[START OF Data excerpt]

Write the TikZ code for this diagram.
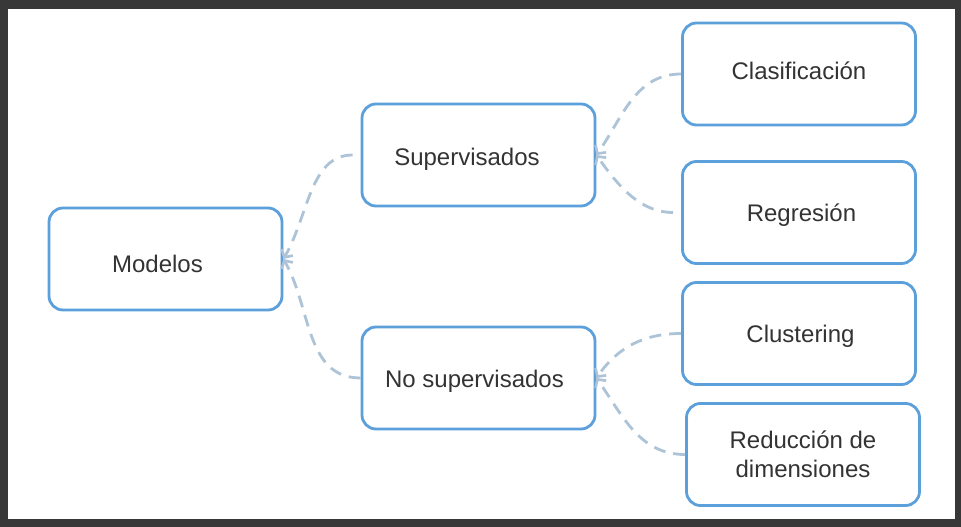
\documentclass[tikz,border=0pt]{standalone}
\usepackage{fontspec}
\setmainfont{Liberation Sans}
\usetikzlibrary{arrows.meta}
\definecolor{framec}{HTML}{383838}
\definecolor{boxblue}{HTML}{5B9FDB}
\definecolor{connc}{HTML}{ADC3D8}
\definecolor{txt}{HTML}{333333}
\begin{document}
\begin{tikzpicture}[x=1pt,y=-1pt,
  box/.style={draw=boxblue, line width=2.8pt, rounded corners=14pt, fill=white,
    minimum width=233pt, minimum height=102pt, inner sep=0pt},
  lbl/.style={font=\fontsize{24}{29}\selectfont, text=txt, align=center, inner sep=0pt, anchor=base},
  link/.style={draw=connc, line width=2.8pt, dash pattern=on 12pt off 8pt,
    -{Straight Barb[length=6pt,width=13pt,line width=2.6pt]}}]
\useasboundingbox (0,0) rectangle (961,527);
\fill[framec] (0,0) rectangle (961,527);
\fill[white] (8,9) rectangle (955,519);
% boxes
\node[box] (mod) at (165.5,259) {};
\node[box] (sup) at (478.5,155) {};
\node[box] (nosup) at (478.5,378) {};
\node[box] (clas) at (799,74) {};
\node[box] (reg) at (799,212.5) {};
\node[box] (clus) at (799,333.5) {};
\node[box] (red) at (803,454.5) {};
% labels
\node[lbl] (modt) at (157.5,272) {Modelos};
\node[lbl] (supt) at (467,165) {Supervisados};
\node[lbl] (nosupt) at (474.5,387) {No supervisados};
\node[lbl] (clast) at (799,80) {Clasificación};
\node[lbl] (regt) at (801.5,221) {Regresión};
\node[lbl] (clust) at (800.5,342) {Clustering};
\node[lbl, anchor=north] (redt) at (803,431) {Reducción de\\dimensiones};
% connectors
\draw[link, shorten <=8pt] (sup.west) to[out=180,in=60] (mod.east);
\draw[link] (nosup.west) to[out=180,in=-60] (mod.east);
\draw[link] (clas.west) to[out=180,in=55] (sup.east);
\draw[link, shorten <=8pt] (reg.west) to[out=180,in=-55] (sup.east);
\draw[link] (clus.west) to[out=180,in=55] (nosup.east);
\draw[link] (red.west) to[out=180,in=-55] (nosup.east);
\end{tikzpicture}
\end{document}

[END OF Data excerpt]

Write the listing out a second time exactly, dropping all images.

Write the TikZ code for this diagram.
\documentclass[tikz,border=0pt]{standalone}
\usepackage{fontspec}
\setmainfont{Liberation Sans}
\usetikzlibrary{arrows.meta}
\definecolor{framec}{HTML}{383838}
\definecolor{boxblue}{HTML}{5B9FDB}
\definecolor{connc}{HTML}{ADC3D8}
\definecolor{txt}{HTML}{333333}
\begin{document}
\begin{tikzpicture}[x=1pt,y=-1pt,
  box/.style={draw=boxblue, line width=2.8pt, rounded corners=14pt, fill=white,
    minimum width=233pt, minimum height=102pt, inner sep=0pt},
  lbl/.style={font=\fontsize{24}{29}\selectfont, text=txt, align=center, inner sep=0pt, anchor=base},
  link/.style={draw=connc, line width=2.8pt, dash pattern=on 12pt off 8pt,
    -{Straight Barb[length=6pt,width=13pt,line width=2.6pt]}}]
\useasboundingbox (0,0) rectangle (961,527);
\fill[framec] (0,0) rectangle (961,527);
\fill[white] (8,9) rectangle (955,519);
% boxes
\node[box] (mod) at (165.5,259) {};
\node[box] (sup) at (478.5,155) {};
\node[box] (nosup) at (478.5,378) {};
\node[box] (clas) at (799,74) {};
\node[box] (reg) at (799,212.5) {};
\node[box] (clus) at (799,333.5) {};
\node[box] (red) at (803,454.5) {};
% labels
\node[lbl] (modt) at (157.5,272) {Modelos};
\node[lbl] (supt) at (467,165) {Supervisados};
\node[lbl] (nosupt) at (474.5,387) {No supervisados};
\node[lbl] (clast) at (799,80) {Clasificación};
\node[lbl] (regt) at (801.5,221) {Regresión};
\node[lbl] (clust) at (800.5,342) {Clustering};
\node[lbl, anchor=north] (redt) at (803,431) {Reducción de\\dimensiones};
% connectors
\draw[link, shorten <=8pt] (sup.west) to[out=180,in=60] (mod.east);
\draw[link] (nosup.west) to[out=180,in=-60] (mod.east);
\draw[link] (clas.west) to[out=180,in=55] (sup.east);
\draw[link, shorten <=8pt] (reg.west) to[out=180,in=-55] (sup.east);
\draw[link] (clus.west) to[out=180,in=55] (nosup.east);
\draw[link] (red.west) to[out=180,in=-55] (nosup.east);
\end{tikzpicture}
\end{document}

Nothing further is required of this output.